On September 2 Google revealed Chrome, its new browser. While most of the buzz about Chrome’s public relations is around the comic book Google mailed to bloggers, the idea that the project started on day one with the team writing a press release caught my attention.
To hear how the team was challenged to write about how they would announce Google Chrome to the world, fast forward 48 minutes into Google Chrome’s announcement video, embedded here.
This kind of forward-thinking impressed me. What if every project began with how you wanted to announce it and then you built it to match your expectations?
For Google, this approach worked and while it would be interesting to compare the original release to the final, today we’ll take a look at the campaign’s components – from a graphic perspective, which means you’ll see screen shots that link to the sites mentioned.

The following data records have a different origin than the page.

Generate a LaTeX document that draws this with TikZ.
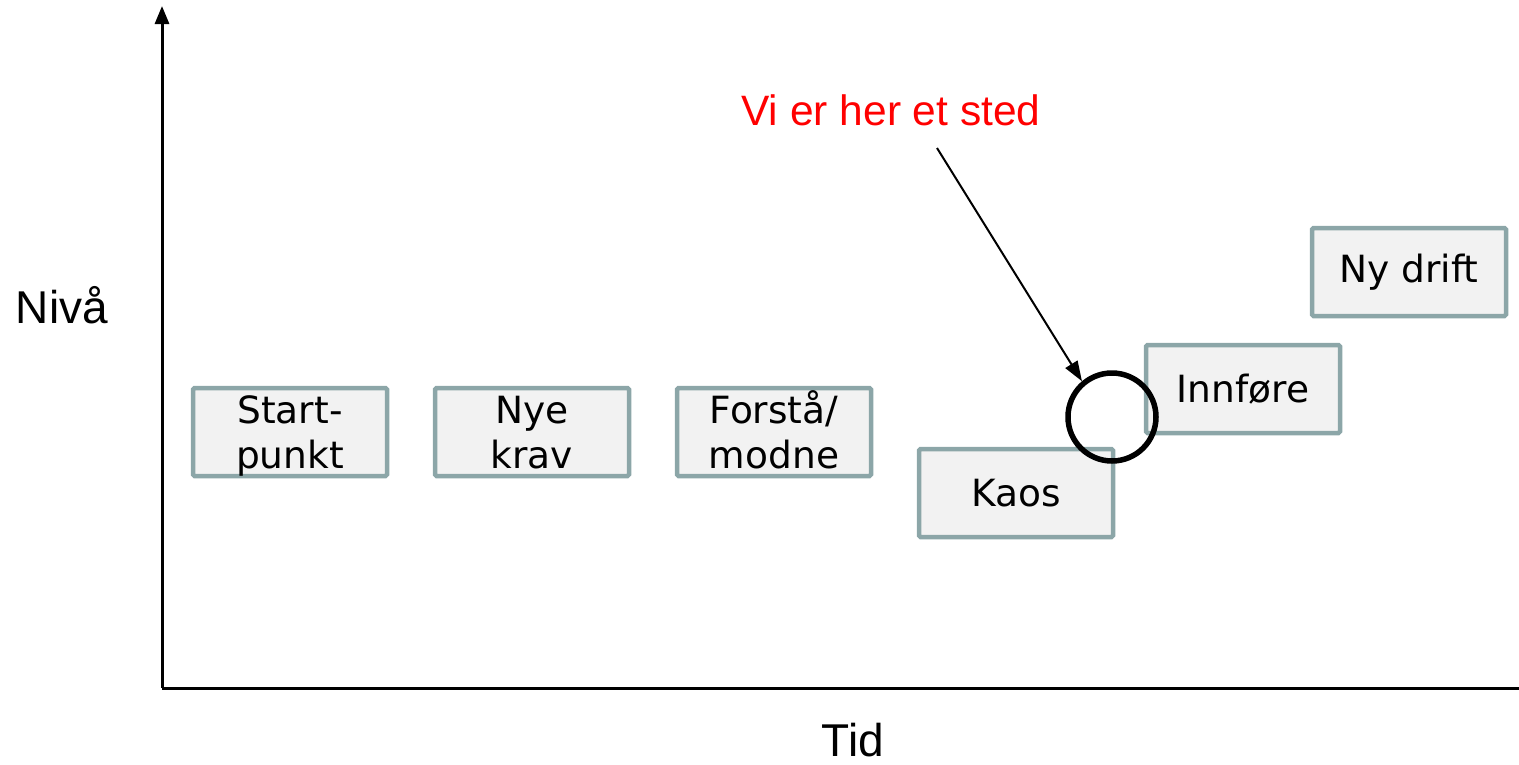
\documentclass[tikz,border=0pt]{standalone}
\usepackage{fontspec}
\setmainfont{Liberation Sans}
\newfontfamily\boxfont{DejaVu Sans}
\usetikzlibrary{arrows.meta}
\definecolor{boxborder}{RGB}{140,166,168}
\definecolor{boxfill}{RGB}{242,242,242}
\tikzset{
  stagebox/.style={draw=boxborder, fill=boxfill, line width=4.5pt, rounded corners=1.5pt,
    minimum width=194pt, minimum height=88pt, inner sep=0pt, align=center,
    font=\boxfont\fontsize{37.5}{45}\selectfont},
  twoline/.style={text height=72pt, text depth=0pt},
  axislabel/.style={font=\fontsize{46}{50}\selectfont, inner sep=0pt},
  axisline/.style={line width=3pt},
}
\begin{document}
\begin{tikzpicture}[x=1pt,y=-1pt]
\useasboundingbox (0,0) rectangle (1519,764);
% axes
\coordinate (origin) at (162,688);
\coordinate (ytop) at (162,6);
\coordinate (xend) at (1525,688);
\draw[axisline, -{Triangle[length=18pt,width=14pt]}] (origin) -- (ytop);
\draw[axisline] (origin) -- (xend);
\node[axislabel] (niva) at (62,305) {Nivå};
\node[axislabel] (tid) at (853,740) {Tid};
% boxes
\node[stagebox, twoline] (start) at (290,432) {Start-\\punkt};
\node[stagebox, twoline] (nye) at (532,432) {Nye\\krav};
\node[stagebox, twoline] (forsta) at (774,432) {Forstå/\\modne};
\node[stagebox] (kaos) at (1016,493) {Kaos};
\node[stagebox] (innfore) at (1243,389) {Innføre};
\node[stagebox] (nydrift) at (1409,272) {Ny drift};
% annotation
\node[font=\fontsize{42.5}{46}\selectfont, text=red, inner sep=0pt] (label) at (891,110) {Vi er her et sted};
\node[draw=black, line width=5.5pt, circle, minimum size=88pt, inner sep=0pt] (ring) at (1112,417) {};
\coordinate (arrstart) at (937,148);
\draw[line width=2pt, -{Triangle[length=20pt,width=14pt]}] (arrstart) -- (ring.130);
\end{tikzpicture}
\end{document}
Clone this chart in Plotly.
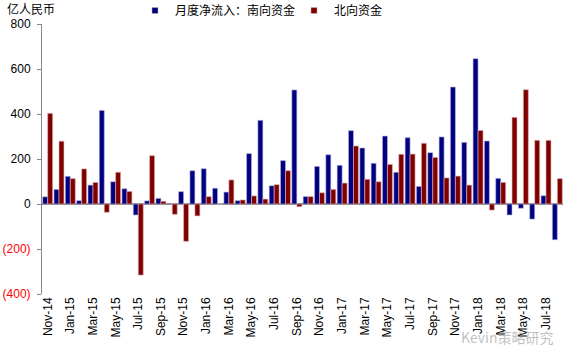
import plotly.graph_objects as go

months = ["Nov-14","Dec-14","Jan-15","Feb-15","Mar-15","Apr-15","May-15","Jun-15","Jul-15","Aug-15",
          "Sep-15","Oct-15","Nov-15","Dec-15","Jan-16","Feb-16","Mar-16","Apr-16","May-16","Jun-16",
          "Jul-16","Aug-16","Sep-16","Oct-16","Nov-16","Dec-16","Jan-17","Feb-17","Mar-17","Apr-17",
          "May-17","Jun-17","Jul-17","Aug-17","Sep-17","Oct-17","Nov-17","Dec-17","Jan-18","Feb-18",
          "Mar-18","Apr-18","May-18","Jun-18","Jul-18","Aug-18"]

south = [32, 65, 123, 15, 84, 416, 99, 68, -49, 14,
         25, -3, 55, 148, 157, 70, 53, 15, 224, 372,
         81, 193, 507, 33, 167, 219, 172, 326, 249, 181,
         302, 141, 295, 78, 228, 298, 520, 274, 646, 280,
         114, -49, -19, -67, 37, -159]

north = [403, 279, 113, 156, 96, -37, 141, 56, -316, 215,
         12, -46, -166, -53, 33, 0, 107, 18, 36, 22,
         86, 148, -12, 33, 50, 65, 93, 258, 110, 99,
         176, 221, 222, 270, 207, 116, 124, 84, 327, -27,
         96, 385, 508, 283, 283, 113]

series_names = ["月度净流入：南向资金", "北向资金"]
series_colors = ["#000080", "#800000"]
edge_colors = ["#B8B8E0", "#E0B8B8"]

tick_months = months[::2]
y_ticks = [800, 600, 400, 200, 0, -200, -400]
y_labels = ["800", "600", "400", "200", "0",
            "<span style='color:#FF0000'>(200)</span>",
            "<span style='color:#FF0000'>(400)</span>"]

fig = go.Figure()
for vals, name, col, edge in zip([south, north], series_names, series_colors, edge_colors):
    fig.add_trace(go.Bar(x=months, y=vals, name=name, showlegend=False, legendgroup=name,
                         marker=dict(color=col, line=dict(color=edge, width=0.6))))
# small square legend markers (like the reference)
for name, col in zip(series_names, series_colors):
    fig.add_trace(go.Scatter(x=[None], y=[None], mode="markers", name=name, legendgroup=name,
                             marker=dict(symbol="square", size=6, color=col,
                                         line=dict(color="#BBBBBB", width=0.5))))

fig.update_layout(
    width=570, height=350,
    margin=dict(l=42, r=7, t=24, b=56, autoexpand=False),
    paper_bgcolor="white", plot_bgcolor="white",
    barmode="group", bargap=0.12, bargroupgap=0,
    font=dict(family="Liberation Sans, Arial", size=12, color="black"),
    showlegend=True,
    legend=dict(orientation="h", x=0.1785, y=0.97, xanchor="left", yanchor="middle",
                yref="container", font=dict(family="Noto Sans CJK SC", size=12),
                itemwidth=30, entrywidth=114, bgcolor="rgba(0,0,0,0)",
                tracegroupgap=0),
    xaxis=dict(type="category", tickvals=tick_months, ticktext=tick_months,
               tickangle=-90, showline=False, showgrid=False, ticks="",
               tickfont=dict(size=12), range=[-0.5, len(months) - 0.5]),
    yaxis=dict(range=[-400, 800], tickvals=y_ticks, ticktext=y_labels,
               showgrid=False, showline=True, linecolor="#888888", linewidth=1,
               ticks="outside", ticklen=4, tickcolor="#888888", ticklabelstandoff=4,
               zeroline=True, zerolinecolor="#888888", zerolinewidth=1.5,
               tickfont=dict(size=12)),
    annotations=[
        dict(text="亿人民币", xref="paper", yref="paper", x=0, y=1.0,
             xanchor="left", yanchor="bottom", xshift=-37, yshift=5, showarrow=False,
             font=dict(family="Noto Sans CJK SC", size=12)),
        dict(text="Kevin策略研究", xref="paper", yref="paper", x=0.985, y=-0.16,
             xanchor="right", yanchor="middle", showarrow=False,
             font=dict(family="Noto Sans CJK SC", size=14, color="rgba(150,150,150,0.6)")),
    ],
)

fig.write_html("out.html")
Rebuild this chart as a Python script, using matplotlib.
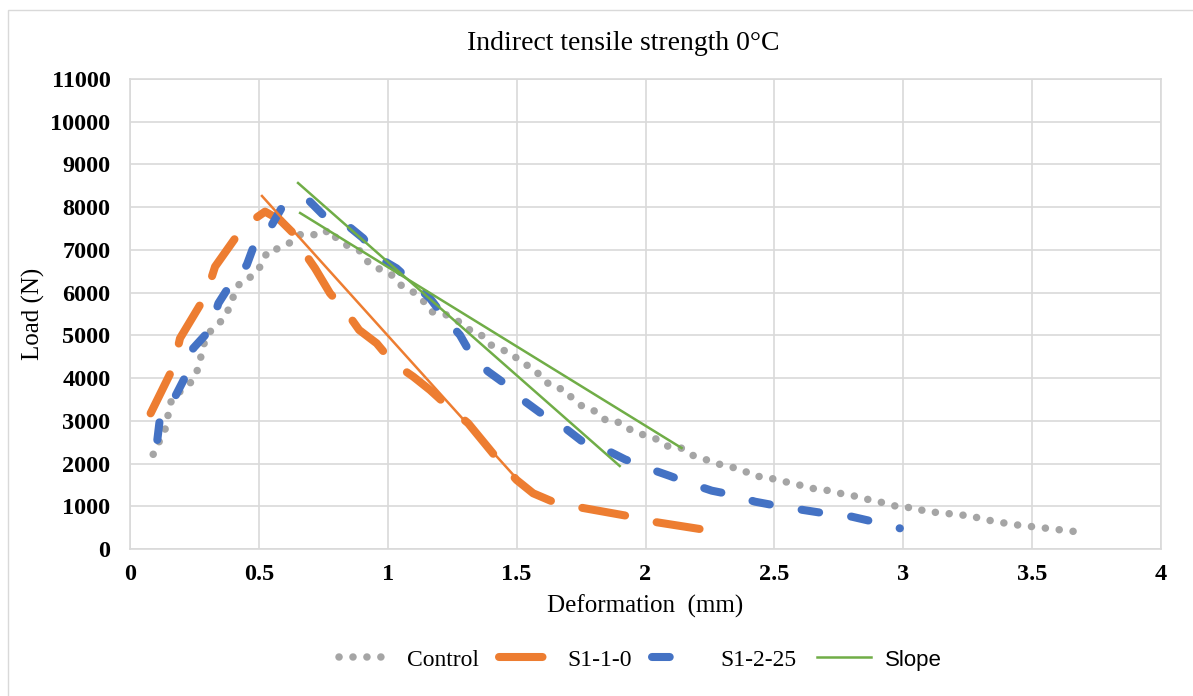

Google Chrome PR Integrates Multiple Components
Comic books aren’t just for super heroes anymore. Wanting to capture attention and stand out, Google commissioned a novel graphic approach in the form of a comic book by Scott McCloud.
Takeaway: think about how you can use illustrations, graphics and cartoons to tell your story to your community and the media.
Instruction and Informational Videos
Google has its own YouTube channel that houses over 800 videos. Two Chrome videos, a short that tells the story and a longer 52-minute announcement video [shown here], work well together as instructive and informational tools. Each video features a variety of speakers.
Produce a quick, light overview that gets the message across and a second in-depth presentation with a range of voices.
Dedicated Media Center
Google Chrome Media Center welcomes exploration with a clean layout and larger type. Bullet points outline key messages in a copy panel of less than 250 words. Can you say I get it?
Organize information for the media, keeping in mind that media is everyone, not just journalists. Put the contact information in the upper left hand corner. And, pare down, pare down, pare down.
Online Press Kit
Repeating the simpler is better theme, here the page presents a list of links.
Outline your online press kit first, then develop the pages you want to link to.
Online Press Release
In less than 700 words, Chrome’s press release delivers the message while a sidebar stands by with extra resources.
Repeat the refrain. Use headlines to tell the story and bullets to break up the text and link along the sidelines.
Live Launch Webcast Press Event
Why hold a press conference when you can host a Webcast Press Event for all the world to see?
Host a live online press event and invite the media and your clients to attend and ask questions with a service that also provides live chat.
What do you think about . . .
beginning a project by writing a press release?